Leave out the pictures and copy every record exactly.
━━━━━━━━━━
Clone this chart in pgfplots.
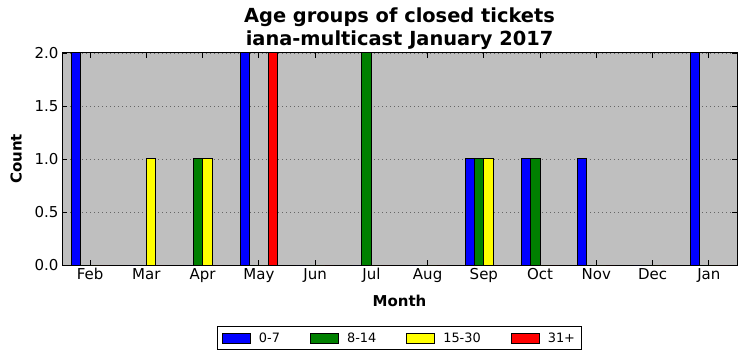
\documentclass[border=0pt]{standalone}
\usepackage{pgfplots}
\pgfplotsset{compat=1.18}
\usepackage{fontspec}
\setmainfont{DejaVu Sans}
\definecolor{bgg}{RGB}{191,191,191}
\definecolor{mblue}{RGB}{0,0,255}
\definecolor{mgreen}{RGB}{0,128,0}
\definecolor{myellow}{RGB}{255,255,0}
\definecolor{mred}{RGB}{255,0,0}
\begin{document}
\begin{tikzpicture}
\useasboundingbox (0,0) rectangle (746pt,361pt);
\begin{axis}[
  at={(62pt,96pt)}, anchor=south west,
  scale only axis, width=675pt, height=212pt,
  axis background/.style={fill=bgg},
  xmin=-0.5, xmax=11.5, ymin=0, ymax=2,
  ybar=0pt, bar width=0.167,
  xtick={0,...,11},
  xticklabels={Feb,Mar,Apr,May,Jun,Jul,Aug,Sep,Oct,Nov,Dec,Jan},
  ytick={0,0.5,1,1.5,2},
  yticklabel style={/pgf/number format/.cd, fixed, fixed zerofill, precision=1, assume math mode=true},
  tick label style={font=\fontsize{15}{17}\selectfont},
  tick pos=both, tick align=inside, major tick length=5pt,
  every tick/.style={black, line width=0.8pt},
  axis line style={line width=1pt},
  ymajorgrids, grid style={gray!80!black, line width=0.6pt, dash pattern=on 1pt off 3pt},
  xlabel={\bfseries Month}, ylabel={\bfseries Count},
  xlabel shift=5pt, ylabel shift=6pt,
  label style={font=\fontsize{15}{17}\selectfont\bfseries},
  title={Age groups of closed tickets\\iana-multicast January 2017},
  title style={align=center, font=\fontsize{19.4}{23}\selectfont\bfseries, yshift=-6pt},
  legend columns=4,
  legend style={at={(0.5,-0.2877)}, anchor=north, draw=black, line width=1pt,
    font=\fontsize{12.9}{15}\selectfont, inner sep=4pt,
    /tikz/every odd column/.style={column sep=6pt},
    /tikz/every even column/.style={column sep=28pt}},
  legend image code/.code={\draw[#1,draw=black,line width=1pt] (0pt,-5pt) rectangle (28pt,5pt);},
]
\addplot[fill=mblue, draw=black, line width=1pt] coordinates {(0,2) (1,0) (2,0) (3,2) (4,0) (5,0) (6,0) (7,1) (8,1) (9,1) (10,0) (11,2)};
\addplot[fill=mgreen, draw=black, line width=1pt] coordinates {(0,0) (1,0) (2,1) (3,0) (4,0) (5,2) (6,0) (7,1) (8,1) (9,0) (10,0) (11,0)};
\addplot[fill=myellow, draw=black, line width=1pt] coordinates {(0,0) (1,1) (2,1) (3,0) (4,0) (5,0) (6,0) (7,1) (8,0) (9,0) (10,0) (11,0)};
\addplot[fill=mred, draw=black, line width=1pt] coordinates {(0,0) (1,0) (2,0) (3,2) (4,0) (5,0) (6,0) (7,0) (8,0) (9,0) (10,0) (11,0)};
\legend{0-7,8-14,15-30,31+}
\end{axis}
\end{tikzpicture}
\end{document}
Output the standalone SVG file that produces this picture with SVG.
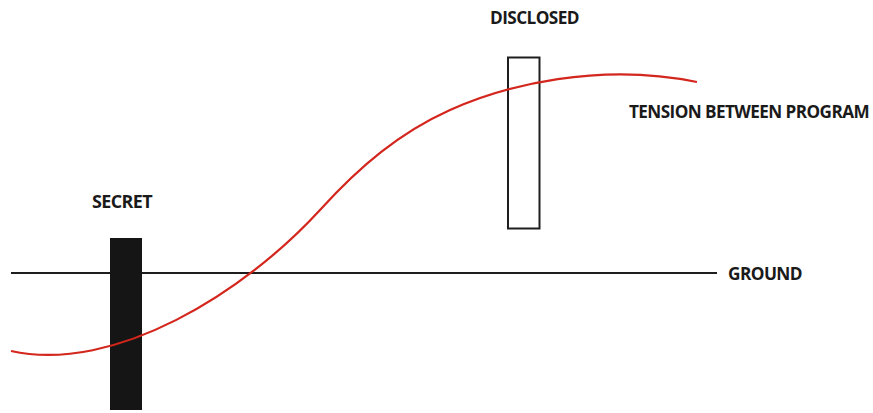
<svg xmlns="http://www.w3.org/2000/svg" width="873" height="413" viewBox="0 0 873 413">
<style>
.lbl{font-family:"Open Sans","Liberation Sans",sans-serif;font-weight:700;font-size:17.5px;fill:#1a1a1a;letter-spacing:-0.6px}
.curve{fill:none;stroke:#d3261d;stroke-width:2.2}
.ground{stroke:#1e1e1e;stroke-width:2}
</style>
<rect width="873" height="413" fill="#ffffff"/>
<g id="connectors">
<line id="ground-line" class="ground" x1="11" y1="273" x2="717" y2="273"/>
</g>
<g id="secret">
<rect x="110" y="238" width="32" height="172" fill="#151515"/>
<text class="lbl" x="92" y="208" textLength="60" lengthAdjust="spacingAndGlyphs">SECRET</text>
</g>
<g id="disclosed">
<rect x="508" y="57.5" width="31.5" height="171" fill="none" stroke="#1e1e1e" stroke-width="2"/>
<text class="lbl" x="490" y="24" textLength="89" lengthAdjust="spacingAndGlyphs">DISCLOSED</text>
</g>
<g id="tension">
<path class="curve" d="M11,351 C115,374 245,292 320,210 C360,166 400,132.5 450,110 C505,85 600,62 697,82"/>
<text class="lbl" x="629" y="118" textLength="240" lengthAdjust="spacingAndGlyphs">TENSION BETWEEN PROGRAM</text>
</g>
<g id="ground">
<text class="lbl" x="728" y="280" textLength="74" lengthAdjust="spacingAndGlyphs">GROUND</text>
</g>
</svg>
━━━━━━━━━━
• **Right answer**
Clone this chart in pgfplots.
\documentclass[border=0pt]{standalone}
\usepackage{pgfplots}
\pgfplotsset{compat=1.18}
\usepackage{fontspec}
\setmainfont{DejaVu Sans}
\definecolor{bgg}{RGB}{191,191,191}
\definecolor{mblue}{RGB}{0,0,255}
\definecolor{mgreen}{RGB}{0,128,0}
\definecolor{myellow}{RGB}{255,255,0}
\definecolor{mred}{RGB}{255,0,0}
\begin{document}
\begin{tikzpicture}
\useasboundingbox (0,0) rectangle (746pt,361pt);
\begin{axis}[
  at={(62pt,96pt)}, anchor=south west,
  scale only axis, width=675pt, height=212pt,
  axis background/.style={fill=bgg},
  xmin=-0.5, xmax=11.5, ymin=0, ymax=2,
  ybar=0pt, bar width=0.167,
  xtick={0,...,11},
  xticklabels={Feb,Mar,Apr,May,Jun,Jul,Aug,Sep,Oct,Nov,Dec,Jan},
  ytick={0,0.5,1,1.5,2},
  yticklabel style={/pgf/number format/.cd, fixed, fixed zerofill, precision=1, assume math mode=true},
  tick label style={font=\fontsize{15}{17}\selectfont},
  tick pos=both, tick align=inside, major tick length=5pt,
  every tick/.style={black, line width=0.8pt},
  axis line style={line width=1pt},
  ymajorgrids, grid style={gray!80!black, line width=0.6pt, dash pattern=on 1pt off 3pt},
  xlabel={\bfseries Month}, ylabel={\bfseries Count},
  xlabel shift=5pt, ylabel shift=6pt,
  label style={font=\fontsize{15}{17}\selectfont\bfseries},
  title={Age groups of closed tickets\\iana-multicast January 2017},
  title style={align=center, font=\fontsize{19.4}{23}\selectfont\bfseries, yshift=-6pt},
  legend columns=4,
  legend style={at={(0.5,-0.2877)}, anchor=north, draw=black, line width=1pt,
    font=\fontsize{12.9}{15}\selectfont, inner sep=4pt,
    /tikz/every odd column/.style={column sep=6pt},
    /tikz/every even column/.style={column sep=28pt}},
  legend image code/.code={\draw[#1,draw=black,line width=1pt] (0pt,-5pt) rectangle (28pt,5pt);},
]
\addplot[fill=mblue, draw=black, line width=1pt] coordinates {(0,2) (1,0) (2,0) (3,2) (4,0) (5,0) (6,0) (7,1) (8,1) (9,1) (10,0) (11,2)};
\addplot[fill=mgreen, draw=black, line width=1pt] coordinates {(0,0) (1,0) (2,1) (3,0) (4,0) (5,2) (6,0) (7,1) (8,1) (9,0) (10,0) (11,0)};
\addplot[fill=myellow, draw=black, line width=1pt] coordinates {(0,0) (1,1) (2,1) (3,0) (4,0) (5,0) (6,0) (7,1) (8,0) (9,0) (10,0) (11,0)};
\addplot[fill=mred, draw=black, line width=1pt] coordinates {(0,0) (1,0) (2,0) (3,2) (4,0) (5,0) (6,0) (7,0) (8,0) (9,0) (10,0) (11,0)};
\legend{0-7,8-14,15-30,31+}
\end{axis}
\end{tikzpicture}
\end{document}
Output the standalone SVG file that produces this picture with SVG.
<svg xmlns="http://www.w3.org/2000/svg" width="873" height="413" viewBox="0 0 873 413">
<style>
.lbl{font-family:"Open Sans","Liberation Sans",sans-serif;font-weight:700;font-size:17.5px;fill:#1a1a1a;letter-spacing:-0.6px}
.curve{fill:none;stroke:#d3261d;stroke-width:2.2}
.ground{stroke:#1e1e1e;stroke-width:2}
</style>
<rect width="873" height="413" fill="#ffffff"/>
<g id="connectors">
<line id="ground-line" class="ground" x1="11" y1="273" x2="717" y2="273"/>
</g>
<g id="secret">
<rect x="110" y="238" width="32" height="172" fill="#151515"/>
<text class="lbl" x="92" y="208" textLength="60" lengthAdjust="spacingAndGlyphs">SECRET</text>
</g>
<g id="disclosed">
<rect x="508" y="57.5" width="31.5" height="171" fill="none" stroke="#1e1e1e" stroke-width="2"/>
<text class="lbl" x="490" y="24" textLength="89" lengthAdjust="spacingAndGlyphs">DISCLOSED</text>
</g>
<g id="tension">
<path class="curve" d="M11,351 C115,374 245,292 320,210 C360,166 400,132.5 450,110 C505,85 600,62 697,82"/>
<text class="lbl" x="629" y="118" textLength="240" lengthAdjust="spacingAndGlyphs">TENSION BETWEEN PROGRAM</text>
</g>
<g id="ground">
<text class="lbl" x="728" y="280" textLength="74" lengthAdjust="spacingAndGlyphs">GROUND</text>
</g>
</svg>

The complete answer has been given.